• Dataset content:
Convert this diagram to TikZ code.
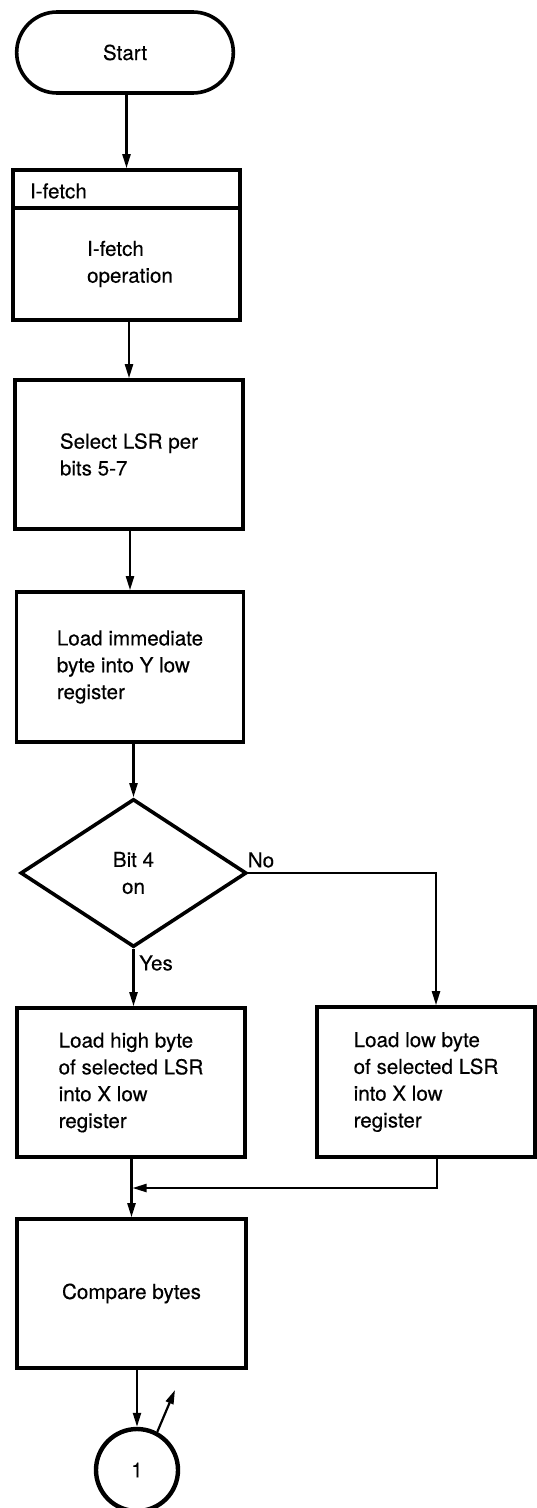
\documentclass[tikz,border=0pt]{standalone}
\usepackage{fontspec}
\setmainfont[FakeBold=0.3]{TeX Gyre Heros}
\usepackage{tikz}
\usetikzlibrary{shapes.geometric,shapes.misc,arrows.meta}

\begin{document}
\begin{tikzpicture}[x=0.5pt,y=-0.5pt,
    font=\fontsize{10.3}{13.4}\selectfont,
    box/.style={draw, line width=1.8pt, align=left, inner sep=0pt, minimum height=75pt},
    flow/.style={line width=1.1pt, -{Triangle[length=7pt,width=4pt]}}]
    \useasboundingbox (0,0) rectangle (536,1508) ;

    % main column
    \node[draw, line width=1.8pt, rounded rectangle, minimum width=115pt, minimum height=40.5pt] at (125,52.5) (start) {Start} ;
    \node[box, minimum width=113.5pt] at (126.5,245) (ifetch) {} ;
    \draw[line width=1.8pt] ([yshift=-20pt]ifetch.north west) -- ([yshift=-20pt]ifetch.north east) ;
    \node[anchor=west] at (23,191) (ifetchhdr) {I-fetch} ;
    \node[align=left] at (130,264) (ifetchop) {I-fetch\\operation} ;
    \node[box, minimum width=114pt, minimum height=74.5pt] at (129,454.5) (sel) {Select LSR per\\bits 5-7} ;
    \node[box, minimum width=113.5pt] at (130,667) (loadimm) {Load immediate\\byte into Y low\\register} ;
    \node[draw, diamond, line width=1.8pt, aspect=1.5, inner sep=0pt, minimum width=113pt, minimum height=74pt, align=center] at (133.5,873) (bit4) {Bit 4\\on} ;
    \node at (261,860) (nolbl) {No} ;
    \node at (156,963) (yeslbl) {Yes} ;

    % the two branches
    \node[box, minimum width=114pt, minimum height=74.5pt] at (131,1082.5) (highbox) {Load high byte\\of selected LSR\\into X low\\register} ;
    \node[box, minimum width=109pt] at (426,1082) (lowbox) {Load low byte\\of selected LSR\\into X low\\register} ;

    \node[box, minimum width=114.5pt, minimum height=74.5pt] at (131.5,1293.5) (compare) {Compare bytes} ;
    \node[draw, circle, line width=2.2pt, minimum size=41pt, inner sep=0pt] at (137,1470) (conn1) {1} ;

    \coordinate (nocorner) at (436,873) ;
    \coordinate (mergecorner) at (437,1188) ;
    \coordinate (exit) at (175,1390) ;

    % connectors
    \draw[flow] (start.south -| ifetch) -- (ifetch) ;
    \draw[flow] (ifetch.south -| sel) -- (sel) ;
    \draw[flow] (sel.south -| loadimm) -- (loadimm) ;
    \draw[flow] (loadimm.south -| bit4) -- (bit4) ;
    \draw[flow] (bit4.south) -- (bit4.south |- highbox.north) ;
    \draw[flow] (bit4.east) -- (nocorner) -- (nocorner |- lowbox.north) ;
    \draw[flow] (highbox.south -| compare) -- (compare) ;
    \draw[flow, shorten >=0.5pt] (mergecorner |- lowbox.south) -- (mergecorner) -- (compare.north |- mergecorner) ;
    \draw[flow] (compare.south -| conn1) -- (conn1) ;
    \draw[flow] (conn1.62) -- (exit) ;
\end{tikzpicture}
\end{document}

• Do this:
Return the listing above in full and without alteration, excluding its pictures.

• Exercise result:
Convert this diagram to TikZ code.
\documentclass[tikz,border=0pt]{standalone}
\usepackage{fontspec}
\setmainfont[FakeBold=0.3]{TeX Gyre Heros}
\usepackage{tikz}
\usetikzlibrary{shapes.geometric,shapes.misc,arrows.meta}

\begin{document}
\begin{tikzpicture}[x=0.5pt,y=-0.5pt,
    font=\fontsize{10.3}{13.4}\selectfont,
    box/.style={draw, line width=1.8pt, align=left, inner sep=0pt, minimum height=75pt},
    flow/.style={line width=1.1pt, -{Triangle[length=7pt,width=4pt]}}]
    \useasboundingbox (0,0) rectangle (536,1508) ;

    % main column
    \node[draw, line width=1.8pt, rounded rectangle, minimum width=115pt, minimum height=40.5pt] at (125,52.5) (start) {Start} ;
    \node[box, minimum width=113.5pt] at (126.5,245) (ifetch) {} ;
    \draw[line width=1.8pt] ([yshift=-20pt]ifetch.north west) -- ([yshift=-20pt]ifetch.north east) ;
    \node[anchor=west] at (23,191) (ifetchhdr) {I-fetch} ;
    \node[align=left] at (130,264) (ifetchop) {I-fetch\\operation} ;
    \node[box, minimum width=114pt, minimum height=74.5pt] at (129,454.5) (sel) {Select LSR per\\bits 5-7} ;
    \node[box, minimum width=113.5pt] at (130,667) (loadimm) {Load immediate\\byte into Y low\\register} ;
    \node[draw, diamond, line width=1.8pt, aspect=1.5, inner sep=0pt, minimum width=113pt, minimum height=74pt, align=center] at (133.5,873) (bit4) {Bit 4\\on} ;
    \node at (261,860) (nolbl) {No} ;
    \node at (156,963) (yeslbl) {Yes} ;

    % the two branches
    \node[box, minimum width=114pt, minimum height=74.5pt] at (131,1082.5) (highbox) {Load high byte\\of selected LSR\\into X low\\register} ;
    \node[box, minimum width=109pt] at (426,1082) (lowbox) {Load low byte\\of selected LSR\\into X low\\register} ;

    \node[box, minimum width=114.5pt, minimum height=74.5pt] at (131.5,1293.5) (compare) {Compare bytes} ;
    \node[draw, circle, line width=2.2pt, minimum size=41pt, inner sep=0pt] at (137,1470) (conn1) {1} ;

    \coordinate (nocorner) at (436,873) ;
    \coordinate (mergecorner) at (437,1188) ;
    \coordinate (exit) at (175,1390) ;

    % connectors
    \draw[flow] (start.south -| ifetch) -- (ifetch) ;
    \draw[flow] (ifetch.south -| sel) -- (sel) ;
    \draw[flow] (sel.south -| loadimm) -- (loadimm) ;
    \draw[flow] (loadimm.south -| bit4) -- (bit4) ;
    \draw[flow] (bit4.south) -- (bit4.south |- highbox.north) ;
    \draw[flow] (bit4.east) -- (nocorner) -- (nocorner |- lowbox.north) ;
    \draw[flow] (highbox.south -| compare) -- (compare) ;
    \draw[flow, shorten >=0.5pt] (mergecorner |- lowbox.south) -- (mergecorner) -- (compare.north |- mergecorner) ;
    \draw[flow] (compare.south -| conn1) -- (conn1) ;
    \draw[flow] (conn1.62) -- (exit) ;
\end{tikzpicture}
\end{document}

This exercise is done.